In our first blog post in this series, we talked about how you can build interest in your community to host a new small group. Missed it? Read it now!
Now that you’ve built interest and have an idea of what topics people would like to talk about in a small group setting, it’s up to you – as the leader – to think through what this means for your small group’s future.
As you start to form the group, think about the following dos and don’ts to make it a positive experience for all.
Do follow up with everyone that initially responded
Even if you aren’t focusing on a topic that they initially noted interest in, definitely keep them in the loop as you form your small group and set forth with your first session. There may still be interest and you don’t want anyone to feel excluded.
Don’t set all the goals and requirements
Yes, you need to set an overall goal and some initial requirements for participation (e.g., what resources do they need to purchase? How often must they attend?), but don’t set all of the goals and requirements.

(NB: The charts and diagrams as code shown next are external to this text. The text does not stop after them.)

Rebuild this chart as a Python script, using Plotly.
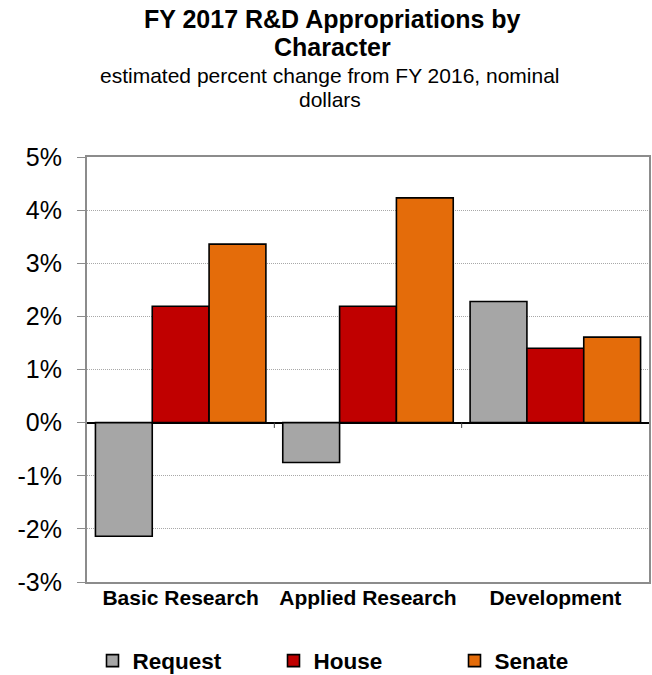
import plotly.graph_objects as go

categories = ["Basic Research", "Applied Research", "Development"]
series_names = ["Request", "House", "Senate"]
request = [-2.14, -0.75, 2.28]
house = [2.19, 2.19, 1.40]
senate = [3.36, 4.23, 1.61]
colors = ["#A6A6A6", "#C00000", "#E46C0A"]
y_ticks = [-3, -2, -1, 0, 1, 2, 3, 4, 5]
y_tick_labels = ["-3%", "-2%", "-1%", "0%", "1%", "2%", "3%", "4%", "5%"]
title_lines = ["FY 2017 R&D Appropriations by", "Character"]
subtitle_lines = ["estimated percent change from FY 2016, nominal", "dollars"]

FONT = "Liberation Sans, Arial, sans-serif"
W, H = 652, 675
ML, MR, MT, MB = 87, 1, 157, 93
PH = H - MT - MB
PW = W - ML - MR

fig = go.Figure()
for name, vals, col in zip(series_names, [request, house, senate], colors):
    fig.add_trace(go.Bar(
        name=name, x=categories, y=vals,
        marker=dict(color=col, line=dict(color="#000000", width=1.6)),
    ))

def py_to_paper(py):
    return (H - MB - py) / PH

def px_to_paper(px):
    return (px - ML) / PW

annotations = []
for txt, py in zip(title_lines, [19, 47]):
    annotations.append(dict(text=txt, x=px_to_paper(333), xref="paper", xanchor="center",
                            y=py_to_paper(py), yref="paper", yanchor="middle",
                            showarrow=False,
                            font=dict(family=FONT, size=25, color="#000", weight="bold")))
for txt, py in zip(subtitle_lines, [75.5, 99]):
    annotations.append(dict(text=txt, x=px_to_paper(331), xref="paper", xanchor="center",
                            y=py_to_paper(py), yref="paper", yanchor="middle",
                            showarrow=False, font=dict(family=FONT, size=21, color="#000")))

shapes = []
for i in range(len(categories) - 1):
    shapes.append(dict(type="line", xref="x", yref="y", x0=i + 0.5, x1=i + 0.5,
                       y0=0, y1=-0.1, line=dict(color="#404040", width=1)))

fig.update_layout(
    width=W, height=H,
    margin=dict(l=ML, r=MR, t=MT, b=MB),
    paper_bgcolor="white", plot_bgcolor="white",
    barmode="group", bargap=0.09, bargroupgap=0,
    font=dict(family=FONT, color="#000"),
    showlegend=True,
    legend=dict(orientation="h", xref="container", x=92.5 / W, xanchor="left",
                yref="container", y=(H - 661) / H, yanchor="middle",
                font=dict(family=FONT, size=22.5, color="#000", weight="bold"),
                entrywidthmode="pixels", entrywidth=136,
                tracegroupgap=0, borderwidth=0,
                itemclick=False, itemdoubleclick=False),
    annotations=annotations,
    shapes=shapes,
)
fig.update_xaxes(
    showline=True, mirror=True, linecolor="#8C8C8C", linewidth=2,
    ticks="", showgrid=False, ticklabelstandoff=-4,
    tickfont=dict(family=FONT, size=21, color="#000", weight="bold"),
)
fig.update_yaxes(
    range=[-3, 5], tickvals=y_ticks, ticktext=y_tick_labels,
    showline=True, mirror=True, linecolor="#8C8C8C", linewidth=2,
    ticks="outside", ticklen=8, tickcolor="#8C8C8C", tickwidth=1,
    ticklabelstandoff=10,
    showgrid=True, gridcolor="#A8A8A8", griddash="1px,1px", gridwidth=1,
    zeroline=True, zerolinecolor="#000000", zerolinewidth=1.5,
    tickfont=dict(family=FONT, size=25, color="#000"),
)

fig.write_html("out.html")
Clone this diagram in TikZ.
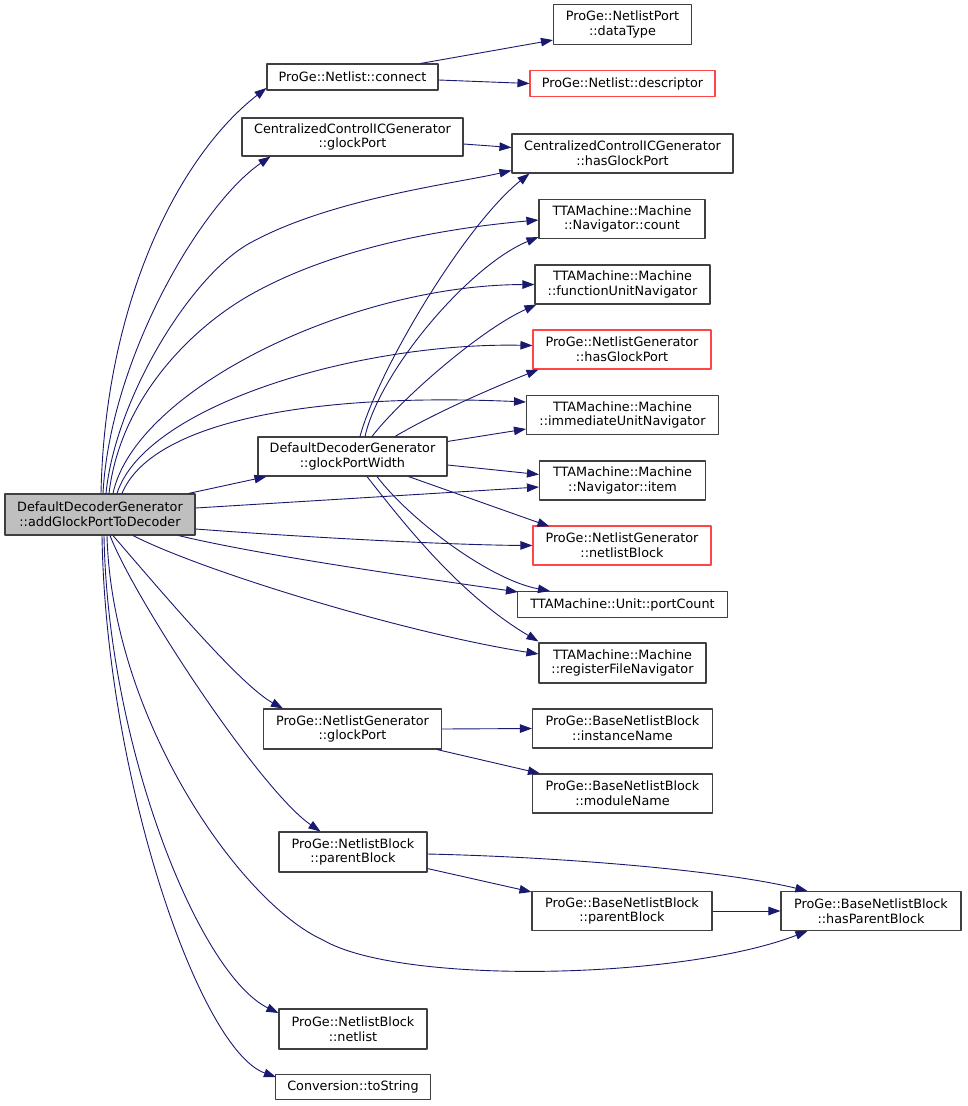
\documentclass[tikz,border=0pt]{standalone}
\usepackage{fontspec}
\setmainfont{DejaVu Sans}
\usetikzlibrary{arrows.meta}
\definecolor{edgeblue}{RGB}{25,25,112}
\definecolor{boxgray}{RGB}{64,64,64}
\definecolor{boxred}{RGB}{255,70,70}
\definecolor{rootgray}{RGB}{191,191,191}
\tikzset{
  fn/.style={draw=boxgray, line width=1.1pt, fill=white, inner sep=0pt, align=center,
    font=\fontsize{12.8}{14.7}\selectfont},
  fnred/.style={fn, draw=boxred},
  sz/.style 2 args={minimum width=#1pt, minimum height=#2pt},
  call/.style={draw=edgeblue, line width=0.9pt, -{Triangle[length=12pt,width=8.5pt]}}
}
\begin{document}
\begin{tikzpicture}[x=1pt, y=-1pt, line join=round]
		\useasboundingbox (0,0) rectangle (967,1106);
		% caller
		\node[fn, fill=rootgray, sz={190}{41}] (adder) at (100,514.5) {DefaultDecoderGenerator\\::addGlockPortToDecoder};
		% second column
		\node[fn, sz={171}{26}] (connect) at (352.5,77) {ProGe::Netlist::connect};
		\node[fn, sz={221}{38}] (ccglock) at (352.5,137) {CentralizedControlICGenerator\\::glockPort};
		\node[fn, sz={189}{39}] (width) at (352.5,456.5) {DefaultDecoderGenerator\\::glockPortWidth};
		\node[fn, sz={178}{40}] (ngglock) at (352.5,729) {ProGe::NetlistGenerator\\::glockPort};
		\node[fn, sz={148}{40}] (nbparent) at (353,852) {ProGe::NetlistBlock\\::parentBlock};
		\node[fn, sz={148}{40}] (nbnetlist) at (353,1029) {ProGe::NetlistBlock\\::netlist};
		\node[fn, sz={155}{25}] (tostring) at (353,1087) {Conversion::toString};
		% third column
		\node[fn, sz={138}{40}] (datatype) at (622.5,24.5) {ProGe::NetlistPort\\::dataType};
		\node[fnred, sz={185}{26}] (descriptor) at (622.5,83.5) {ProGe::Netlist::descriptor};
		\node[fn, sz={221}{39}] (cchas) at (622.5,153.5) {CentralizedControlICGenerator\\::hasGlockPort};
		\node[fn, sz={166}{39}] (count) at (622,219) {TTAMachine::Machine\\::Navigator::count};
		\node[fn, sz={175}{39}] (funav) at (622.5,284.5) {TTAMachine::Machine\\::functionUnitNavigator};
		\node[fnred, sz={178}{39}] (nghas) at (622,349.5) {ProGe::NetlistGenerator\\::hasGlockPort};
		\node[fn, sz={192}{39}] (imnav) at (622.5,415) {TTAMachine::Machine\\::immediateUnitNavigator};
		\node[fn, sz={166}{39}] (item) at (622.5,480.5) {TTAMachine::Machine\\::Navigator::item};
		\node[fnred, sz={178}{39}] (nlblock) at (622,545.5) {ProGe::NetlistGenerator\\::netlistBlock};
		\node[fn, sz={210}{26}] (portcount) at (622.5,604.5) {TTAMachine::Unit::portCount};
		\node[fn, sz={167}{40}] (rfnav) at (622.5,663) {TTAMachine::Machine\\::registerFileNavigator};
		\node[fn, sz={180}{39}] (instname) at (622.5,728.5) {ProGe::BaseNetlistBlock\\::instanceName};
		\node[fn, sz={180}{39}] (modname) at (622.5,793.5) {ProGe::BaseNetlistBlock\\::moduleName};
		\node[fn, sz={180}{39}] (bnbparent) at (622,911) {ProGe::BaseNetlistBlock\\::parentBlock};
		\node[fn, sz={180}{39}] (hasparent) at (871,911) {ProGe::BaseNetlistBlock\\::hasParentBlock};
		
		% calls out of the top of the caller
		\draw[call] ([shift={(1,0)}]adder.north) .. controls (105,300) and (180,155) .. ([shift={(0,11)}]connect.west);
		\draw[call] ([shift={(3,0)}]adder.north) .. controls (110,360) and (200,205) .. ([shift={(29,0)}]ccglock.south west);
		\draw[call] ([shift={(6,0)}]adder.north) .. controls (115,400) and (190,276) .. (250,243)
			.. controls (330,199) and (452,184) .. ([shift={(0,-3)}]cchas.south west);
		\draw[call] ([shift={(9,0)}]adder.north) .. controls (120,400) and (190,329) .. (250,295)
			.. controls (340,244) and (459,227) .. ([shift={(0,1)}]count.west);
		\draw[call] ([shift={(13,0)}]adder.north) .. controls (135,390) and (350,285) .. (funav.west);
		\draw[call] ([shift={(17,0)}]adder.north) .. controls (145,405) and (360,342) .. ([shift={(0,-4)}]nghas.west);
		\draw[call] ([shift={(22,0)}]adder.north) .. controls (150,425) and (300,392) .. ([shift={(0,-13)}]imnav.west);
		\draw[call] ([shift={(-7,0)}]adder.north east) -- ([shift={(9,0)}]width.south west);
		% calls out of the right side
		\draw[call] ([shift={(0,-6.5)}]adder.east) -- ([shift={(0,6.5)}]item.west);
		\draw[call] ([shift={(0,14.5)}]adder.east) .. controls (300,537) and (450,545) .. (nlblock.west);
		\draw[call] ([shift={(-17,0)}]adder.south east) .. controls (260,555) and (400,575) .. ([shift={(1,1)}]portcount.north west);
		% calls out of the bottom
		\draw[call] ([shift={(33,0)}]adder.south) .. controls (200,570) and (400,632) .. ([shift={(0,-9)}]rfnav.west);
		\draw[call] ([shift={(13,0)}]adder.south) .. controls (160,590) and (240,685) .. ([shift={(20,0)}]ngglock.north west);
		\draw[call] ([shift={(10,0)}]adder.south) .. controls (135,600) and (260,790) .. ([shift={(42,0)}]nbparent.north west);
		\draw[call] ([shift={(7,0)}]adder.south) .. controls (112,720) and (241,903) .. (323,940)
			.. controls (400,985) and (680,980) .. ([shift={(27,0)}]hasparent.south west);
		\draw[call] ([shift={(4,0)}]adder.south) .. controls (108,750) and (200,975) .. ([shift={(0,-16)}]nbnetlist.west);
		\draw[call] ([shift={(2,0)}]adder.south) .. controls (106,780) and (200,1050) .. ([shift={(1,-10)}]tostring.west);
		
		% glockPortWidth
		\draw[call] ([shift={(7.5,0)}]width.north) .. controls (378,370) and (465,225) .. ([shift={(18,0)}]cchas.south west);
		\draw[call] ([shift={(12.5,0)}]width.north) .. controls (380,370) and (470,265) .. ([shift={(0,-2)}]count.south west);
		\draw[call] ([shift={(19.5,0)}]width.north) .. controls (400,400) and (480,330) .. ([shift={(2,0)}]funav.south west);
		\draw[call] ([shift={(42.5,0)}]width.north) .. controls (440,410) and (500,385) .. ([shift={(6,0)}]nghas.south west);
		\draw[call] ([shift={(0,5)}]width.north east) -- ([shift={(0,14)}]imnav.west);
		\draw[call] ([shift={(0,8.5)}]width.east) -- ([shift={(0,-6)}]item.west);
		\draw[call] ([shift={(-39,0)}]width.south east) -- ([shift={(17,1)}]nlblock.north west);
		\draw[call] ([shift={(24.5,0)}]width.south) .. controls (410,520) and (490,580) .. ([shift={(33,0)}]portcount.north west);
		\draw[call] ([shift={(14.5,0)}]width.south) .. controls (405,525) and (460,595) .. ([shift={(0,-1)}]rfnav.north west);
		
		% the rest
		\draw[call] ([shift={(-18,0)}]connect.north east) -- ([shift={(0,-5)}]datatype.south west);
		\draw[call] ([shift={(0,3)}]connect.east) -- (descriptor.west);
		\draw[call] ([shift={(0,7)}]ccglock.east) -- ([shift={(0,-6)}]cchas.west);
		\draw[call] (ngglock.east) -- (instname.west);
		\draw[call] ([shift={(-5,0)}]ngglock.south east) -- ([shift={(8,0)}]modname.north west);
		\draw[call] ([shift={(0,2)}]nbparent.east) .. controls (560,857) and (720,870) .. ([shift={(27,0)}]hasparent.north west);
		\draw[call] ([shift={(0,-4)}]nbparent.south east) -- ([shift={(0,1)}]bnbparent.north west);
		\draw[call] (bnbparent.east) -- (hasparent.west);
	\end{tikzpicture}
\end{document}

Instead, spend some time in your initial meeting setting this for the group – and taking feedback from all involved. Giving participants ownership will help them have a more engaging, positive experience.
Do select a resource that fits the majority
After receiving feedback from everyone on what they would like to focus on, you likely have a clear winner for a topic to talk about. Take the responsibility for selecting a resource and structure that fits your goal for the small group.
If participants need to purchase any materials prior to the first meeting, make sure to communicate where they can find it and the cost so that they can come prepared.
Don’t stop sharing the small group with others
Vacations, busy work schedules, a sick kid… these are all distractions that take people away from focusing on other activities. Someone may have missed the initial announcement or forgot to respond; don’t stop sharing the small group with others!
While you don’t want someone to come in midway, you can find ways to continue to involve them; and if you do have enough interest that weren’t able to sign up initially, perhaps you can start a second small group!
Do ask for continuous feedback
As you get started with hosting your small group sessions, make it known that you are open to feedback – and that you want to learn how to continue to grow and change the sessions to make it a great experience for all.
An open feedback session at the start or end of the small group time can give people a chance to share their thoughts overall. In addition, you can ask people to share with you privately if they are more comfortable. Either way, knowing where people would like to see things improved or changed can ensure that you are meeting your goals as a small group leader as well as theirs as a small group participant.